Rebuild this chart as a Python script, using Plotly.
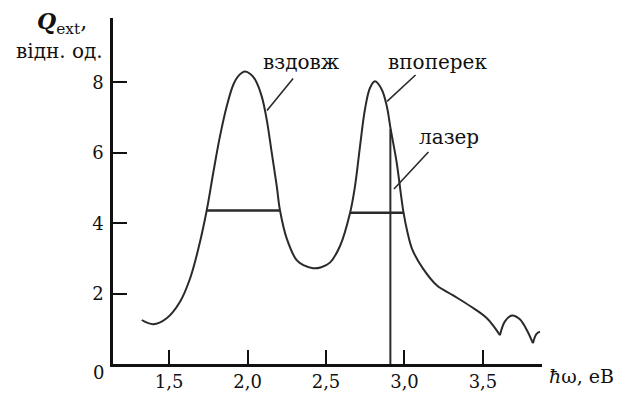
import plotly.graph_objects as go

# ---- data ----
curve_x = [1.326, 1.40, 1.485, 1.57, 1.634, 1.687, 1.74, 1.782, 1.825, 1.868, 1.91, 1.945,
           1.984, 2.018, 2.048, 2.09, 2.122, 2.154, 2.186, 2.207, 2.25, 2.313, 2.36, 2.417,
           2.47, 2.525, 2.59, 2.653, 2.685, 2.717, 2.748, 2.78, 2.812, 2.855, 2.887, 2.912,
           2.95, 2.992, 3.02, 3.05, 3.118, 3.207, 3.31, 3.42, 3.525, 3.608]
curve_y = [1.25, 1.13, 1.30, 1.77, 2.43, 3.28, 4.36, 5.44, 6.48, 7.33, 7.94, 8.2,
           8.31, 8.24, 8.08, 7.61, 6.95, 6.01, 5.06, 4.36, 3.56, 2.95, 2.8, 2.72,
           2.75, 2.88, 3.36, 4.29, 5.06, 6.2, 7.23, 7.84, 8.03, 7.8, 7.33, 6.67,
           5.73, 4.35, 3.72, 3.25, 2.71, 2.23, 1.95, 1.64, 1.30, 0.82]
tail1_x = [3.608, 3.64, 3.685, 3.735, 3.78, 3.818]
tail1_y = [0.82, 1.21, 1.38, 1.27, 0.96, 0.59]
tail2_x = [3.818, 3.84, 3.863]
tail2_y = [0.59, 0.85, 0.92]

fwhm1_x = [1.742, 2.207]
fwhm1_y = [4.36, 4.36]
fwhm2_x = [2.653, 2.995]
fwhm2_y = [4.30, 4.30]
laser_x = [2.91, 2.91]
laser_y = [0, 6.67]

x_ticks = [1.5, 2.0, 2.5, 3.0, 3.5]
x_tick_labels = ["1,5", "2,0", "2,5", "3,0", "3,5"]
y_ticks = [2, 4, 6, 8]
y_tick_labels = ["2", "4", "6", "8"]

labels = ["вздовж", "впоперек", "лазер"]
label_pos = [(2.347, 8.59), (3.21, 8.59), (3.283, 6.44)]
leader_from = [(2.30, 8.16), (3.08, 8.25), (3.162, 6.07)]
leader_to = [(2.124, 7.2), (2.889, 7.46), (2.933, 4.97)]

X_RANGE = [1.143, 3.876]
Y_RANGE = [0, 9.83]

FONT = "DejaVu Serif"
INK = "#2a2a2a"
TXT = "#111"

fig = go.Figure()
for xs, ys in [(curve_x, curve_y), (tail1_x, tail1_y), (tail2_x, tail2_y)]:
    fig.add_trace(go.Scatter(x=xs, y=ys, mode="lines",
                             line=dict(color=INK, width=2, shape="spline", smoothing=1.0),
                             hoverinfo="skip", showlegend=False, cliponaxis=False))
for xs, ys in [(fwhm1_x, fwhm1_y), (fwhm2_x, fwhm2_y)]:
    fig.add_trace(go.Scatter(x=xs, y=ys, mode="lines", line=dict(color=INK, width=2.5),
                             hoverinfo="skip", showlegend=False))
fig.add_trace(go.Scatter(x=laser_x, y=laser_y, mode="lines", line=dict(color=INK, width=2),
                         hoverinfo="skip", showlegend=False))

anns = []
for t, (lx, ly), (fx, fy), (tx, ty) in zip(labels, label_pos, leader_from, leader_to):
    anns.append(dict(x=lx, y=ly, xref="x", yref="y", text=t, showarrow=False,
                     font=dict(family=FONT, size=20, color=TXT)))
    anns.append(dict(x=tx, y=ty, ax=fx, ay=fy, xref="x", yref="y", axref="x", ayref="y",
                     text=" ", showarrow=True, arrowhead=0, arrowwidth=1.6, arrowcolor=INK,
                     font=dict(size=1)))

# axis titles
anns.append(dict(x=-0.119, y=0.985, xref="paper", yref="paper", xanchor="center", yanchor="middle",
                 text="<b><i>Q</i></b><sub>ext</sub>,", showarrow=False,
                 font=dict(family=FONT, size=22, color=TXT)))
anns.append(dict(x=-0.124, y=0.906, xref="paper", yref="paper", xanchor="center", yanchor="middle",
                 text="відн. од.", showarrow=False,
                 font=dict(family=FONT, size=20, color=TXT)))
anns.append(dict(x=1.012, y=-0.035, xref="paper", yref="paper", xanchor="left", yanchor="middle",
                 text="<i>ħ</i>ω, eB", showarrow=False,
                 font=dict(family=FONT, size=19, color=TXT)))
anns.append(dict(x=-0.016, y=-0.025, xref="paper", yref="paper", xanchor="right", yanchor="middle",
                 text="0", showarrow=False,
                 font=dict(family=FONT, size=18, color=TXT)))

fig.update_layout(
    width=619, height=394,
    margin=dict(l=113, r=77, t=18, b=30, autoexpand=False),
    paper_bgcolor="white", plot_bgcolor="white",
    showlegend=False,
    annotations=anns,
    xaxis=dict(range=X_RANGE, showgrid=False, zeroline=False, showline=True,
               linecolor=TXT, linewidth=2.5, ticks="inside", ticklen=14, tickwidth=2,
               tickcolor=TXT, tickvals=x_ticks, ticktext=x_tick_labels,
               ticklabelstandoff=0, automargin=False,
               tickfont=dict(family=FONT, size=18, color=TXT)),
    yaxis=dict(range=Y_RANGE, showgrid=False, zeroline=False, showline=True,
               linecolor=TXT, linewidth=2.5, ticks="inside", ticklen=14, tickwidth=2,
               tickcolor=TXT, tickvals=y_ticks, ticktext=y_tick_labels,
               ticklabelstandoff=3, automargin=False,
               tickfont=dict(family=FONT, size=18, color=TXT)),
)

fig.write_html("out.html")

....

* [AIM OF THE EXERCISE] Output each line exactly; omit every picture.

* [ANSWER FOR THE TASK]
Rebuild this chart as a Python script, using Plotly.
import plotly.graph_objects as go

# ---- data ----
curve_x = [1.326, 1.40, 1.485, 1.57, 1.634, 1.687, 1.74, 1.782, 1.825, 1.868, 1.91, 1.945,
           1.984, 2.018, 2.048, 2.09, 2.122, 2.154, 2.186, 2.207, 2.25, 2.313, 2.36, 2.417,
           2.47, 2.525, 2.59, 2.653, 2.685, 2.717, 2.748, 2.78, 2.812, 2.855, 2.887, 2.912,
           2.95, 2.992, 3.02, 3.05, 3.118, 3.207, 3.31, 3.42, 3.525, 3.608]
curve_y = [1.25, 1.13, 1.30, 1.77, 2.43, 3.28, 4.36, 5.44, 6.48, 7.33, 7.94, 8.2,
           8.31, 8.24, 8.08, 7.61, 6.95, 6.01, 5.06, 4.36, 3.56, 2.95, 2.8, 2.72,
           2.75, 2.88, 3.36, 4.29, 5.06, 6.2, 7.23, 7.84, 8.03, 7.8, 7.33, 6.67,
           5.73, 4.35, 3.72, 3.25, 2.71, 2.23, 1.95, 1.64, 1.30, 0.82]
tail1_x = [3.608, 3.64, 3.685, 3.735, 3.78, 3.818]
tail1_y = [0.82, 1.21, 1.38, 1.27, 0.96, 0.59]
tail2_x = [3.818, 3.84, 3.863]
tail2_y = [0.59, 0.85, 0.92]

fwhm1_x = [1.742, 2.207]
fwhm1_y = [4.36, 4.36]
fwhm2_x = [2.653, 2.995]
fwhm2_y = [4.30, 4.30]
laser_x = [2.91, 2.91]
laser_y = [0, 6.67]

x_ticks = [1.5, 2.0, 2.5, 3.0, 3.5]
x_tick_labels = ["1,5", "2,0", "2,5", "3,0", "3,5"]
y_ticks = [2, 4, 6, 8]
y_tick_labels = ["2", "4", "6", "8"]

labels = ["вздовж", "впоперек", "лазер"]
label_pos = [(2.347, 8.59), (3.21, 8.59), (3.283, 6.44)]
leader_from = [(2.30, 8.16), (3.08, 8.25), (3.162, 6.07)]
leader_to = [(2.124, 7.2), (2.889, 7.46), (2.933, 4.97)]

X_RANGE = [1.143, 3.876]
Y_RANGE = [0, 9.83]

FONT = "DejaVu Serif"
INK = "#2a2a2a"
TXT = "#111"

fig = go.Figure()
for xs, ys in [(curve_x, curve_y), (tail1_x, tail1_y), (tail2_x, tail2_y)]:
    fig.add_trace(go.Scatter(x=xs, y=ys, mode="lines",
                             line=dict(color=INK, width=2, shape="spline", smoothing=1.0),
                             hoverinfo="skip", showlegend=False, cliponaxis=False))
for xs, ys in [(fwhm1_x, fwhm1_y), (fwhm2_x, fwhm2_y)]:
    fig.add_trace(go.Scatter(x=xs, y=ys, mode="lines", line=dict(color=INK, width=2.5),
                             hoverinfo="skip", showlegend=False))
fig.add_trace(go.Scatter(x=laser_x, y=laser_y, mode="lines", line=dict(color=INK, width=2),
                         hoverinfo="skip", showlegend=False))

anns = []
for t, (lx, ly), (fx, fy), (tx, ty) in zip(labels, label_pos, leader_from, leader_to):
    anns.append(dict(x=lx, y=ly, xref="x", yref="y", text=t, showarrow=False,
                     font=dict(family=FONT, size=20, color=TXT)))
    anns.append(dict(x=tx, y=ty, ax=fx, ay=fy, xref="x", yref="y", axref="x", ayref="y",
                     text=" ", showarrow=True, arrowhead=0, arrowwidth=1.6, arrowcolor=INK,
                     font=dict(size=1)))

# axis titles
anns.append(dict(x=-0.119, y=0.985, xref="paper", yref="paper", xanchor="center", yanchor="middle",
                 text="<b><i>Q</i></b><sub>ext</sub>,", showarrow=False,
                 font=dict(family=FONT, size=22, color=TXT)))
anns.append(dict(x=-0.124, y=0.906, xref="paper", yref="paper", xanchor="center", yanchor="middle",
                 text="відн. од.", showarrow=False,
                 font=dict(family=FONT, size=20, color=TXT)))
anns.append(dict(x=1.012, y=-0.035, xref="paper", yref="paper", xanchor="left", yanchor="middle",
                 text="<i>ħ</i>ω, eB", showarrow=False,
                 font=dict(family=FONT, size=19, color=TXT)))
anns.append(dict(x=-0.016, y=-0.025, xref="paper", yref="paper", xanchor="right", yanchor="middle",
                 text="0", showarrow=False,
                 font=dict(family=FONT, size=18, color=TXT)))

fig.update_layout(
    width=619, height=394,
    margin=dict(l=113, r=77, t=18, b=30, autoexpand=False),
    paper_bgcolor="white", plot_bgcolor="white",
    showlegend=False,
    annotations=anns,
    xaxis=dict(range=X_RANGE, showgrid=False, zeroline=False, showline=True,
               linecolor=TXT, linewidth=2.5, ticks="inside", ticklen=14, tickwidth=2,
               tickcolor=TXT, tickvals=x_ticks, ticktext=x_tick_labels,
               ticklabelstandoff=0, automargin=False,
               tickfont=dict(family=FONT, size=18, color=TXT)),
    yaxis=dict(range=Y_RANGE, showgrid=False, zeroline=False, showline=True,
               linecolor=TXT, linewidth=2.5, ticks="inside", ticklen=14, tickwidth=2,
               tickcolor=TXT, tickvals=y_ticks, ticktext=y_tick_labels,
               ticklabelstandoff=3, automargin=False,
               tickfont=dict(family=FONT, size=18, color=TXT)),
)

fig.write_html("out.html")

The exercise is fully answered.